Прекрасный молодой человек, адвокат из соседнего города Гельстона (10 миль от Фальмута) встретился с нею где-то в обществе, влюбился в нее и — частью из убеждения, частью из любви к ней, принял католическую веру. Я был что называется в классических трагедиях наперсником всех таинств их взаимной любви. Тут не было никаких затруднений: они были совершенно равны по летам, состоянию и положению в обществе, итак — коротко ли, долго ли — мне наконец пришлось их обвенчать. Это было прекрасное майское утро — Май природы и Май жизни. Наша маленькая церковь была разукрашена гирляндами благоуханных цветов, увешана голубыми и розовыми тканями — как и следовало для такого великого празднества: des Lebens schönste Feier[195], как говорит Шиллер. Г-жа Эдгар была очень значительное лицо в этом городке, итак собралась толпа поглядеть на невиданное дотоле зрелище — католическую свадьбу. Впереди всех у самого алтаря, с важною осанкою и с портфелем в руках сидел официальный регистратор (Registrar), долженствовавший, по английскому закону, закрепить своим присутствием законность брака. Я сказал коротенькое поучение или приветствие молодым — почти со слезами на глазах, и неудивительно: я был самым интимным задушевным деятелем в этом семейном романе, и теперь, достигнувши счастливой развязки, я вполне разделял упоительное блаженство этой увенчанной любви. После церемонии мы все отправились в гостиницу, где был приготовлен роскошный завтрак для родных и знакомых. Тотчас после завтрака, не теряя ни минуты времени, молодые, по прекрасному английскому обычаю, исчезли от глаз profanum vulgar[196] непосвященных в таинство любви, и на почтовых поскакали куда-то в Шотландию провести там медовый месяц (lune de miel).

В этой грациозной обстановке, среди этой мирной жизни, украшенной счастливым сочетанием религии, поэзии и любви, однажды в июне 1846 на нашем крыльце, обвитом розами и козьим листом (chèvrefeuille) послышался стук у двери. Брат-прислужка был чем-то занят в кухне: я побежал отворить. Какой-то слуга говорит: «Русский консул приехал из Лондона и желает видеть г.
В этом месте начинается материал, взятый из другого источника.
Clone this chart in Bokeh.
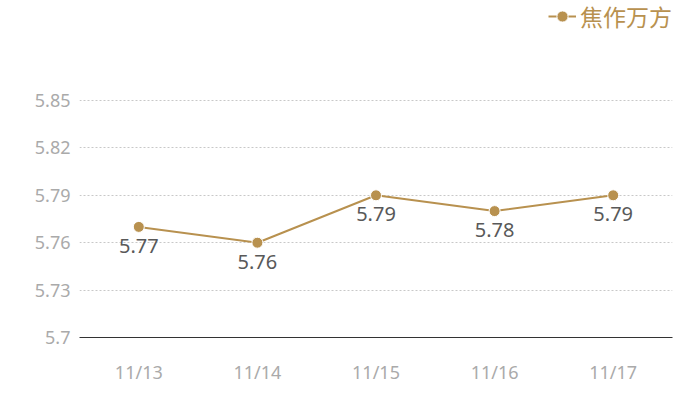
from bokeh.plotting import figure
from bokeh.models import ColumnDataSource, Legend, LegendItem, Range1d, FixedTicker
from bokeh.core.properties import value
from bokeh.embed import file_html
from bokeh.resources import INLINE

dates = ["11/13", "11/14", "11/15", "11/16", "11/17"]
prices = [5.77, 5.76, 5.79, 5.78, 5.79]
series_name = "焦作万方"
y_ticks = [5.7, 5.73, 5.76, 5.79, 5.82, 5.85]

GOLD = "#B8914F"
FONT = "Noto Sans, Noto Sans CJK SC"

W, H = 700, 400
BL, BR, BT, BB = 79, 28, 0, 63
frame_h = H - BT - BB
y_top = 5.7 + 0.15 * (frame_h - 0) / (frame_h - 100)

src = ColumnDataSource(dict(x=dates, y=prices, lbl=[f"{v:.2f}" for v in prices]))

p = figure(width=W, height=H, x_range=dates, y_range=Range1d(5.7, y_top),
           output_backend="svg", toolbar_location=None,
           min_border_left=BL, min_border_right=BR, min_border_top=BT, min_border_bottom=BB)
p.outline_line_color = None
p.background_fill_color = "white"

p.xgrid.grid_line_color = None
p.ygrid.grid_line_color = "#c8c8c8"
p.ygrid.grid_line_dash = "2 2"
p.ygrid.grid_line_width = 1

p.yaxis.ticker = FixedTicker(ticks=y_ticks)
p.yaxis.axis_line_color = None
p.yaxis.major_tick_line_color = None
p.yaxis.minor_tick_line_color = None
p.yaxis.major_tick_out = 0
p.yaxis.major_label_standoff = 9
p.yaxis.major_label_text_color = "#aaaaaa"
p.yaxis.major_label_text_font_size = "18px"
p.yaxis.major_label_text_font = FONT
p.yaxis.major_label_overrides = {5.7: "5.7", 5.73: "5.73", 5.76: "5.76", 5.79: "5.79", 5.82: "5.82", 5.85: "5.85"}

p.xaxis.axis_line_color = "#333333"
p.xaxis.axis_line_width = 1
p.xaxis.major_tick_line_color = None
p.xaxis.minor_tick_line_color = None
p.xaxis.major_tick_out = 0
p.xaxis.major_label_standoff = 22
p.xaxis.major_label_text_color = "#aaaaaa"
p.xaxis.major_label_text_font_size = "18px"
p.xaxis.major_label_text_font = FONT

ln = p.line("x", "y", source=src, line_color=GOLD, line_width=2)
sc = p.scatter("x", "y", source=src, size=11, fill_color=GOLD, line_color="white", line_width=1)

p.text("x", "y", text="lbl", source=src, text_align="center", text_baseline="top",
       y_offset=12, text_font_size="20px", text_color="#595959", text_font=value(FONT))

legend = Legend(items=[LegendItem(label=series_name, renderers=[ln, sc])],
                location=(469, frame_h - 33), orientation="horizontal",
                label_text_font_size="23px", label_text_color=GOLD, label_text_font=FONT,
                label_text_baseline="middle",
                glyph_width=28, glyph_height=30, label_height=30, label_standoff=4,
                padding=0, margin=0, spacing=0,
                border_line_color=None, background_fill_alpha=0)
p.add_layout(legend, "center")

open("out.html", "w").write(file_html(p, INLINE))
Печерина: угодно ли вам его принять?» Это просто меня ошеломило, я не в шутку перепугался и не без причины.

Несколько дней перед тем я получил письмо от Гагарина[197], где он уведомлял меня, что русский консул в Марсели грозился при первом благоприятном случае схватить его и посадивши на военный корабль отправить в Россию. Гагарин умолял меня быть крайне осторожным и если какой-нибудь русский корабль зайдет в нашу гавань, то вовсе не ходить туда, хоть бы из естественного желания повидаться с соотчичами.

Я отвечал порывисто «Какое мне дело до русского консула? Я его вовсе не знаю и с русским правительством никаких сношений не имею». — Но потом подумавши немного прибавил: «Погодите немножко, я спрошусь». Я побежал наверх к настоятелю, а он разумеется сказал, что должно принять консула. Через полчаса он явился. Мы с настоятелем сошли вниз в приемную.

Г. Кремер, генеральный русский консул в Лондоне, раскланялся со всеми ухватками чиновника иностранной коллегии и с недоумением смотрел на нас, не зная, кто из нас двух Печерин. Я вызвал его из сомнения, и он тотчас же изъявил желание остаться со мною наедине. Настоятель вышел. «Ну так мы станем теперь говорить по-русски, сказал он». — «Нет, нет! отвечал я: я совсем позабыл говорить по-русски. — «Ну так очень хорошо!» отвечал он, пожимая плечами: «итак я вам скажу по-французски, что у меня есть поручение к вам от правительства: мне поручено сделать вам запрос о ваших намерениях: намерены ли вы возвратиться в Россию?» — Я отвечал с ужаснейшим азартом: «Monsieur! Comment pouvez-vous me poser cetfe question voyant l’habit, que je porte?» — «De grâce — отвечал он с умоляющим видом: de grâce, calmez-vous: je le demande dans l'intérêt de ceux même avec qui vous sympatisez.»[198]

Я спросил его, какой он религии, православной или другой? — «Chrètien protestant», отвечая он с скромным наклонением головы. Тут он сказал, что все собранные им у здешнего консула сведения обо мне очень для меня лестны, и наконец видя, что со мною нечего делать, он опять учтиво раскланялся, прибавивши в заключение: «Il me sera toujours agréable de rencontrer un compatriote, quelque habit qu'il porte».[199].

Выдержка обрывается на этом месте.